Without Whirr, to launch a Druid cluster, you'd have to provision machines yourself, and then install each node type manually. This process is outlined here. With Whirr, you can boot a druid cluster by editing a simple configuration file and then issuing a single command!

About Druid

Druid is a rockin' exploratory analytical data store capable of offering interactive query of big data in realtime - as data is ingested. Druid cost effectively drives 10's of billions of events per day for the Metamarkets platform, and Metamarkets is committed to building Druid in open source.

About Apache Whirr

Apache Whirr is a set of libraries for running cloud services. It allows you to use simple commands to boot clusters of distributed systems for testing and experimentation. Apache Whirr makes booting clusters easy.

Installing Whirr

Until Druid is part of an Apache release (a month or two from now) of Whirr, you'll need to clone the code from https://github.com/rjurney/whirr/tree/trunk and build Whirr.

git clone git@github.com:rjurney/whirr.git
cd whirr
git checkout trunk
mvn clean install -Dmaven.test.failure.ignore=true

Configuring your Cloud Provider

You'll need to set these environment variables:

export WHIRR_PROVIDER=aws-ec2
export WHIRR_IDENTITY=$AWS_ACCESS_KEY_ID
export WHIRR_CREDENTIAL=$AWS_SECRET_ACCESS_KEY

build.properties

cat recipes/druid.properties

Much of the configuration is self explanatory:

# Change the cluster name here
whirr.cluster-name=druid

# Change the number of machines in the cluster here
whirr.instance-templates=1 zookeeper+druid-mysql+druid-master+druid-broker+druid-compute+druid-realtime
# whirr.instance-templates=3 zookeeper,1 druid-mysql,2 druid-realtime,2 druid-broker,2 druid-master,5 druid-compute

# Which version of druid to load
whirr.druid.version=0.5.54

# S3 bucket to store segments in
whirr.druid.pusher.s3.bucket=dummy_s3_bucket

# The realtime.spec file to use to configure a realtime node
# whirr.druid.realtime.spec.path=/path/to/druid/examples/config/realtime/realtime.spec

Note that you can change a cluster's configuration with the whirr.instance-templates parameter.

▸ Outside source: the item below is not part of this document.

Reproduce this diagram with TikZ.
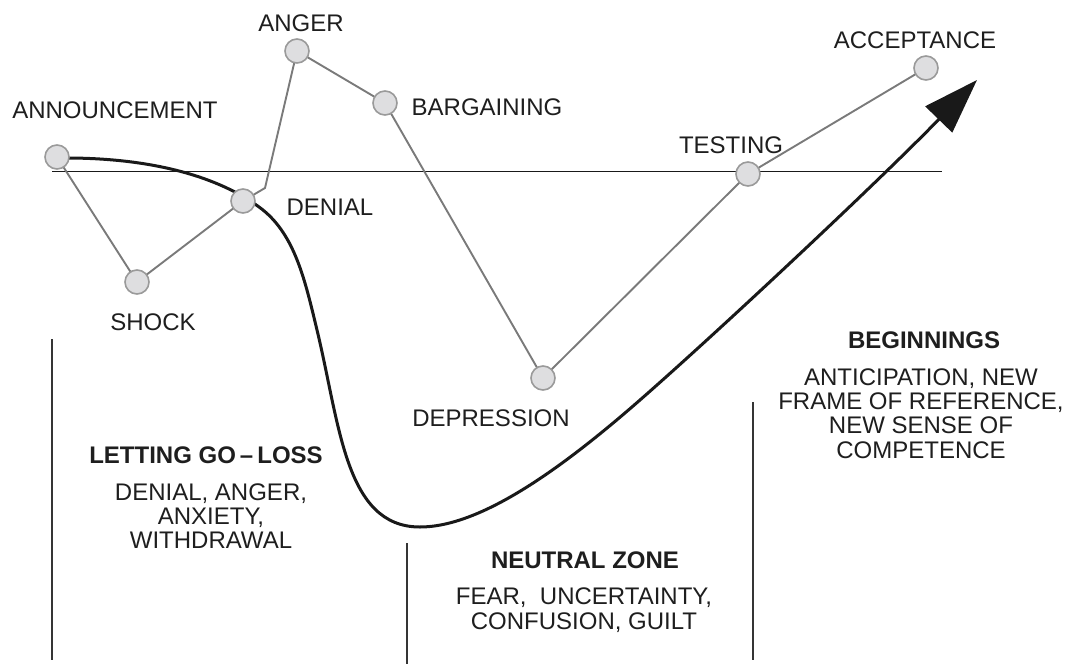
\documentclass[tikz,border=0pt]{standalone}
\usepackage{fontspec}
\setmainfont{Liberation Sans}
\usetikzlibrary{arrows.meta}
\definecolor{linkgray}{HTML}{7A7A7A}
\definecolor{dotfill}{HTML}{DEDEE0}
\definecolor{dotedge}{HTML}{9A9A9A}
\definecolor{inkdark}{HTML}{1E1E1E}
\begin{document}
\begin{tikzpicture}[x=1pt,y=-1pt,
  stage/.style={circle,minimum size=24pt,inner sep=0pt,fill=dotfill,draw=dotedge,line width=1.6pt},
  link/.style={draw=linkgray,line width=1.9pt},
  lbl/.style={font=\fontsize{24}{24}\selectfont,inner sep=0pt,text=inkdark},
  head/.style={font=\fontsize{24}{24}\selectfont\bfseries,inner sep=0pt,text=inkdark},
  body/.style={font=\fontsize{24}{24.3}\selectfont,inner sep=0pt,align=center,text=inkdark},
  divider/.style={draw=inkdark!90,line width=1.8pt},
  journey/.style={draw=black!90,line width=3pt}]
\useasboundingbox (0,0) rectangle (1074,664);

% baseline of the emotional state
\coordinate (baseL) at (52,171.5);
\coordinate (baseR) at (942,171.5);
\draw[draw=black!90,line width=1.6pt] (baseL) -- (baseR);

% stage positions
\coordinate (ann) at (57,157);
\coordinate (shock) at (137,282);
\coordinate (denial) at (243,201);
\coordinate (anger) at (297,51);
\coordinate (barg) at (385,103);
\coordinate (depr) at (543,378);
\coordinate (test) at (748,174);
\coordinate (acc) at (926,68);
\coordinate (kink) at (265,188);

% stage connectors
\path[link] (ann) -- (shock);
\path[link] (shock) -- (denial);
\path[link] (denial) -- (kink) -- (anger);
\path[link] (anger) -- (barg);
\path[link] (barg) -- (depr);
\path[link] (depr) -- (test);
\path[link] (test) -- (acc);

% transition curve
\coordinate (c0) at (66,158);
\coordinate (c1) at (263,210);
\coordinate (c2) at (317,330);
\coordinate (c3) at (420,527);
\coordinate (c4) at (640,400);
\coordinate (c5) at (977,80);
\draw[journey,-{Triangle[length=55pt,width=37pt]}]
  (c0) .. controls (160,158) and (225,180) .. (c1)
       .. controls (295,236) and (305,280) .. (c2)
       .. controls (340,425) and (345,527) .. (c3)
       .. controls (480,527) and (560,470) .. (c4)
       .. controls (720,330) and (880,180) .. (c5);

% stage markers on top of the lines
\node[stage] (annM) at (ann) {};
\node[stage] (shockM) at (shock) {};
\node[stage] (denialM) at (denial) {};
\node[stage] (angerM) at (anger) {};
\node[stage] (bargM) at (barg) {};
\node[stage] (deprM) at (depr) {};
\node[stage] (testM) at (test) {};
\node[stage] (accM) at (acc) {};

% stage labels
\node[lbl] (annL) at (115,110) {ANNOUNCEMENT};
\node[lbl] (shockL) at (153,322) {SHOCK};
\node[lbl] (denialL) at (330,207) {DENIAL};
\node[lbl] (angerL) at (301,23) {ANGER};
\node[lbl] (bargL) at (487,107) {BARGAINING};
\node[lbl] (deprL) at (491,418) {DEPRESSION};
\node[lbl] (testL) at (731,145) {TESTING};
\node[lbl] (accL) at (915,40) {ACCEPTANCE};

% phase dividers
\coordinate (d1a) at (52,339);  \coordinate (d1b) at (52,660);
\coordinate (d2a) at (407,543); \coordinate (d2b) at (407,664);
\coordinate (d3a) at (753,402); \coordinate (d3b) at (753,660);
\draw[divider] (d1a) -- (d1b);
\draw[divider] (d2a) -- (d2b);
\draw[divider] (d3a) -- (d3b);

% phase descriptions
\node[head] (lossH) at (206,455) {LETTING GO\,–\,LOSS};
\node[body] (lossB) at (211,516) {DENIAL, ANGER,\\ANXIETY,\\WITHDRAWAL};
\node[head] (neutH) at (585,560) {NEUTRAL ZONE};
\node[body] (neutB) at (584,610) {FEAR,\ \ UNCERTAINTY,\\CONFUSION, GUILT};
\node[head] (begH) at (924,340) {BEGINNINGS};
\node[body] (begB) at (921,413.5) {ANTICIPATION, NEW\\FRAME OF REFERENCE,\\NEW SENSE OF\\COMPETENCE};
\end{tikzpicture}
\end{document}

This enables you to boot clusters large or small. Note that at least one zookeeper and druid-mysql nodes are required.

Launching a Druid Cluster with Whirr

bin/whirr launch-cluster --config recipes/druid.properties

When the cluster is ready, ssh instructions will print and we can connect and use the cluster. For more instructions on using a Druid cluster, see here. To destroy a cluster when we're done, run:

bin/whirr destroy-cluster --config recipes/druid.properties

We hope Apache Whirr makes experimenting with Druid easier than ever!